Written problem
The listing below must be repeated word for word, with its images excluded.

+++ Information supplied +++

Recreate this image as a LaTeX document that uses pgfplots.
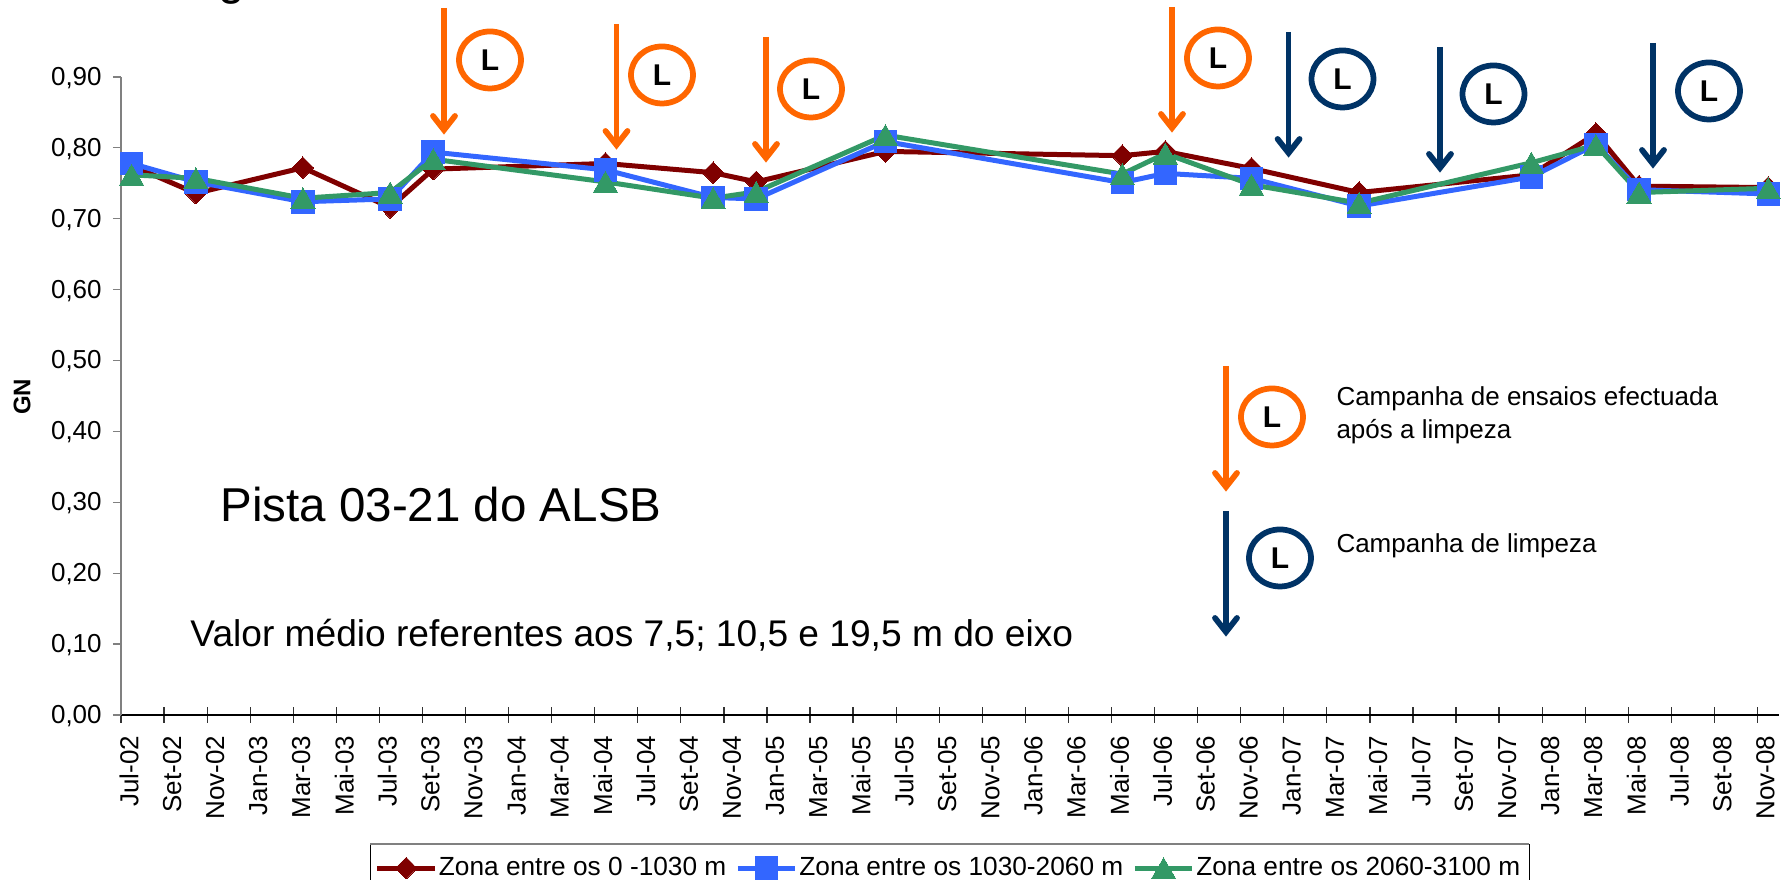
\documentclass[border=0pt]{standalone}
\usepackage{pgfplots}
\pgfplotsset{compat=1.18}
\usepackage{pgfplotstable}
\usepackage{fontspec}
\setmainfont{Liberation Sans}

\definecolor{cred}{HTML}{7F0000}
\definecolor{cblue}{HTML}{3366FF}
\definecolor{cgreen}{HTML}{339966}
\definecolor{corange}{HTML}{FF6600}
\definecolor{cnavy}{HTML}{003366}

% months since Jul-02, then the three zones
\pgfplotstableread{
m     z1     z2     z3
0.49  0.775  0.778  0.762
3.48  0.736  0.752  0.757
8.45  0.772  0.724  0.729
12.5  0.716  0.728  0.737
14.5  0.770  0.794  0.784
22.5  0.778  0.769  0.752
27.5  0.765  0.730  0.729
29.5  0.752  0.728  0.738
35.5  0.795  0.809  0.818
46.5  0.789  0.751  0.763
48.5  0.795  0.764  0.792
52.5  0.771  0.757  0.748
57.5  0.737  0.718  0.722
65.5  0.762  0.759  0.779
68.5  0.820  0.805  0.804
70.5  0.746  0.741  0.737
76.5  0.744  0.735  0.743
}\gndata

% arrow: x, top, tip, colour
\newcommand{\arr}[4]{%
  \draw[#4,line width=2.3pt] (#1,#2) -- (#1,#3-8);
  \draw[#4,line width=2.3pt,line cap=round,line join=miter] (#1-11,#3-17) -- (#1,#3-3) -- (#1+11,#3-17);
}
% circled L: x, y, colour
\newcommand{\cL}[3]{%
  \draw[#3,line width=2.3pt] (#1,#2) ellipse [x radius=31,y radius=28.5];
  \node[font=\fontsize{12}{14}\selectfont\bfseries,inner sep=0] at (#1,#2) {L};
}

\begin{document}
\begin{tikzpicture}
\path[use as bounding box] (0,0) rectangle (714pt,352pt);
\begin{axis}[
  at={(48.4pt,66pt)}, anchor=south west,
  scale only axis, width=663.2pt, height=255.2pt,
  xmin=0, xmax=77, ymin=0, ymax=0.9,
  axis x line=bottom, axis y line=left,
  axis line style={-},
  x axis line style={black,line width=0.6pt},
  y axis line style={gray,line width=0.8pt},
  xtick={0,2,...,76},
  xticklabels={Jul-02,Set-02,Nov-02,Jan-03,Mar-03,Mai-03,Jul-03,Set-03,Nov-03,Jan-04,Mar-04,Mai-04,Jul-04,Set-04,Nov-04,Jan-05,Mar-05,Mai-05,Jul-05,Set-05,Nov-05,Jan-06,Mar-06,Mai-06,Jul-06,Set-06,Nov-06,Jan-07,Mar-07,Mai-07,Jul-07,Set-07,Nov-07,Jan-08,Mar-08,Mai-08,Jul-08,Set-08,Nov-08},
  ytick={0,0.1,...,0.9},
  xtick align=center, ytick align=outside,
  major tick length=6.4pt,
  x tick style={black!80,line width=0.5pt},
  y tick style={gray,line width=0.5pt,/pgfplots/major tick length=3.2pt},
  minor tick num=0,
  tick label style={font=\fontsize{10.4}{12}\selectfont},
  xticklabel style={rotate=90,anchor=east,xshift=-1.6pt,yshift=-3.2pt},
  yticklabel style={xshift=2.2pt,yshift=-0.4pt,
    /pgf/number format/.cd,fixed,fixed zerofill,precision=2,use comma,assume math mode=true},
  legend columns=3,
  legend cell align=left,
  legend image code/.code={
    \draw[mark repeat=2,mark phase=2,#1] plot coordinates {(0pt,0pt)(11.5pt,0pt)(23pt,0pt)};
  },
  legend style={
    at={(axis description cs:0.1502,-0.2022)}, anchor=north west,
    draw=black, line width=0.5pt,
    font=\fontsize{10.5}{12}\selectfont,
    inner xsep=1.7pt, inner ysep=3pt,
    /tikz/every odd column/.append style={column sep=-1.4pt},
    /tikz/every even column/.append style={column sep=1.6pt},
  },
]
\addplot[cred,line width=2pt,mark=diamond*,mark size=4.3pt,mark options={solid,line width=0pt,fill=cred,xscale=1.33}] table[x=m,y=z1] {\gndata};
\addplot[cblue,line width=2pt,mark=square*,mark size=4.5pt,mark options={solid,line width=0pt,fill=cblue}] table[x=m,y=z2] {\gndata};
\addplot[cgreen,line width=2pt,mark=triangle*,mark size=5.6pt,mark options={solid,line width=0pt,fill=cgreen,yshift=-1.4pt}] table[x=m,y=z3] {\gndata};
\legend{Zona entre os 0 -1030 m,Zona entre os 1030-2060 m,Zona entre os 2060-3100 m}
\end{axis}

% everything below in reference pixels, y down
\begin{scope}[shift={(0,352pt)},x=0.4pt,y=-0.4pt]
  \node[anchor=base west,inner sep=0,font=\fontsize{19}{22}\selectfont] at (218,-5) {g};
  \node[rotate=90,inner sep=0,font=\fontsize{9.6}{11}\selectfont\bfseries] at (22,397) {GN};
  \node[anchor=base west,inner sep=0,font=\fontsize{19}{22}\selectfont] at (220,522) {Pista 03-21 do ALSB};
  \node[anchor=base west,inner sep=0,font=\fontsize{14.85}{17}\selectfont] at (190,647) {Valor médio referentes aos 7,5; 10,5 e 19,5 m do eixo};
  \node[anchor=base west,inner sep=0,font=\fontsize{10.4}{12}\selectfont] at (1336,406) {Campanha de ensaios efectuada};
  \node[anchor=base west,inner sep=0,font=\fontsize{10.4}{12}\selectfont] at (1336,439) {após a limpeza};
  \node[anchor=base west,inner sep=0,font=\fontsize{10.4}{12}\selectfont] at (1336,553) {Campanha de limpeza};

  \arr{444}{8}{133}{corange}    \cL{490}{60}{corange}
  \arr{616.5}{24}{148}{corange} \cL{662}{75}{corange}
  \arr{766}{37}{161}{corange}   \cL{811}{89}{corange}
  \arr{1172}{7}{131}{corange}   \cL{1218}{58}{corange}
  \arr{1288.6}{32}{156}{cnavy}  \cL{1342.5}{79}{cnavy}
  \arr{1440}{47}{171}{cnavy}    \cL{1493.5}{94}{cnavy}
  \arr{1653}{43}{167}{cnavy}    \cL{1709}{91}{cnavy}
  \arr{1226}{366}{490}{corange} \cL{1272}{417}{corange}
  \arr{1226}{511}{635}{cnavy}   \cL{1280}{558}{cnavy}

  \draw[gray,line width=1pt] (370,844) -- (1529,844);
\end{scope}
\end{tikzpicture}
\end{document}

+++

Exercise output
Recreate this image as a LaTeX document that uses pgfplots.
\documentclass[border=0pt]{standalone}
\usepackage{pgfplots}
\pgfplotsset{compat=1.18}
\usepackage{pgfplotstable}
\usepackage{fontspec}
\setmainfont{Liberation Sans}

\definecolor{cred}{HTML}{7F0000}
\definecolor{cblue}{HTML}{3366FF}
\definecolor{cgreen}{HTML}{339966}
\definecolor{corange}{HTML}{FF6600}
\definecolor{cnavy}{HTML}{003366}

% months since Jul-02, then the three zones
\pgfplotstableread{
m     z1     z2     z3
0.49  0.775  0.778  0.762
3.48  0.736  0.752  0.757
8.45  0.772  0.724  0.729
12.5  0.716  0.728  0.737
14.5  0.770  0.794  0.784
22.5  0.778  0.769  0.752
27.5  0.765  0.730  0.729
29.5  0.752  0.728  0.738
35.5  0.795  0.809  0.818
46.5  0.789  0.751  0.763
48.5  0.795  0.764  0.792
52.5  0.771  0.757  0.748
57.5  0.737  0.718  0.722
65.5  0.762  0.759  0.779
68.5  0.820  0.805  0.804
70.5  0.746  0.741  0.737
76.5  0.744  0.735  0.743
}\gndata

% arrow: x, top, tip, colour
\newcommand{\arr}[4]{%
  \draw[#4,line width=2.3pt] (#1,#2) -- (#1,#3-8);
  \draw[#4,line width=2.3pt,line cap=round,line join=miter] (#1-11,#3-17) -- (#1,#3-3) -- (#1+11,#3-17);
}
% circled L: x, y, colour
\newcommand{\cL}[3]{%
  \draw[#3,line width=2.3pt] (#1,#2) ellipse [x radius=31,y radius=28.5];
  \node[font=\fontsize{12}{14}\selectfont\bfseries,inner sep=0] at (#1,#2) {L};
}

\begin{document}
\begin{tikzpicture}
\path[use as bounding box] (0,0) rectangle (714pt,352pt);
\begin{axis}[
  at={(48.4pt,66pt)}, anchor=south west,
  scale only axis, width=663.2pt, height=255.2pt,
  xmin=0, xmax=77, ymin=0, ymax=0.9,
  axis x line=bottom, axis y line=left,
  axis line style={-},
  x axis line style={black,line width=0.6pt},
  y axis line style={gray,line width=0.8pt},
  xtick={0,2,...,76},
  xticklabels={Jul-02,Set-02,Nov-02,Jan-03,Mar-03,Mai-03,Jul-03,Set-03,Nov-03,Jan-04,Mar-04,Mai-04,Jul-04,Set-04,Nov-04,Jan-05,Mar-05,Mai-05,Jul-05,Set-05,Nov-05,Jan-06,Mar-06,Mai-06,Jul-06,Set-06,Nov-06,Jan-07,Mar-07,Mai-07,Jul-07,Set-07,Nov-07,Jan-08,Mar-08,Mai-08,Jul-08,Set-08,Nov-08},
  ytick={0,0.1,...,0.9},
  xtick align=center, ytick align=outside,
  major tick length=6.4pt,
  x tick style={black!80,line width=0.5pt},
  y tick style={gray,line width=0.5pt,/pgfplots/major tick length=3.2pt},
  minor tick num=0,
  tick label style={font=\fontsize{10.4}{12}\selectfont},
  xticklabel style={rotate=90,anchor=east,xshift=-1.6pt,yshift=-3.2pt},
  yticklabel style={xshift=2.2pt,yshift=-0.4pt,
    /pgf/number format/.cd,fixed,fixed zerofill,precision=2,use comma,assume math mode=true},
  legend columns=3,
  legend cell align=left,
  legend image code/.code={
    \draw[mark repeat=2,mark phase=2,#1] plot coordinates {(0pt,0pt)(11.5pt,0pt)(23pt,0pt)};
  },
  legend style={
    at={(axis description cs:0.1502,-0.2022)}, anchor=north west,
    draw=black, line width=0.5pt,
    font=\fontsize{10.5}{12}\selectfont,
    inner xsep=1.7pt, inner ysep=3pt,
    /tikz/every odd column/.append style={column sep=-1.4pt},
    /tikz/every even column/.append style={column sep=1.6pt},
  },
]
\addplot[cred,line width=2pt,mark=diamond*,mark size=4.3pt,mark options={solid,line width=0pt,fill=cred,xscale=1.33}] table[x=m,y=z1] {\gndata};
\addplot[cblue,line width=2pt,mark=square*,mark size=4.5pt,mark options={solid,line width=0pt,fill=cblue}] table[x=m,y=z2] {\gndata};
\addplot[cgreen,line width=2pt,mark=triangle*,mark size=5.6pt,mark options={solid,line width=0pt,fill=cgreen,yshift=-1.4pt}] table[x=m,y=z3] {\gndata};
\legend{Zona entre os 0 -1030 m,Zona entre os 1030-2060 m,Zona entre os 2060-3100 m}
\end{axis}

% everything below in reference pixels, y down
\begin{scope}[shift={(0,352pt)},x=0.4pt,y=-0.4pt]
  \node[anchor=base west,inner sep=0,font=\fontsize{19}{22}\selectfont] at (218,-5) {g};
  \node[rotate=90,inner sep=0,font=\fontsize{9.6}{11}\selectfont\bfseries] at (22,397) {GN};
  \node[anchor=base west,inner sep=0,font=\fontsize{19}{22}\selectfont] at (220,522) {Pista 03-21 do ALSB};
  \node[anchor=base west,inner sep=0,font=\fontsize{14.85}{17}\selectfont] at (190,647) {Valor médio referentes aos 7,5; 10,5 e 19,5 m do eixo};
  \node[anchor=base west,inner sep=0,font=\fontsize{10.4}{12}\selectfont] at (1336,406) {Campanha de ensaios efectuada};
  \node[anchor=base west,inner sep=0,font=\fontsize{10.4}{12}\selectfont] at (1336,439) {após a limpeza};
  \node[anchor=base west,inner sep=0,font=\fontsize{10.4}{12}\selectfont] at (1336,553) {Campanha de limpeza};

  \arr{444}{8}{133}{corange}    \cL{490}{60}{corange}
  \arr{616.5}{24}{148}{corange} \cL{662}{75}{corange}
  \arr{766}{37}{161}{corange}   \cL{811}{89}{corange}
  \arr{1172}{7}{131}{corange}   \cL{1218}{58}{corange}
  \arr{1288.6}{32}{156}{cnavy}  \cL{1342.5}{79}{cnavy}
  \arr{1440}{47}{171}{cnavy}    \cL{1493.5}{94}{cnavy}
  \arr{1653}{43}{167}{cnavy}    \cL{1709}{91}{cnavy}
  \arr{1226}{366}{490}{corange} \cL{1272}{417}{corange}
  \arr{1226}{511}{635}{cnavy}   \cL{1280}{558}{cnavy}

  \draw[gray,line width=1pt] (370,844) -- (1529,844);
\end{scope}
\end{tikzpicture}
\end{document}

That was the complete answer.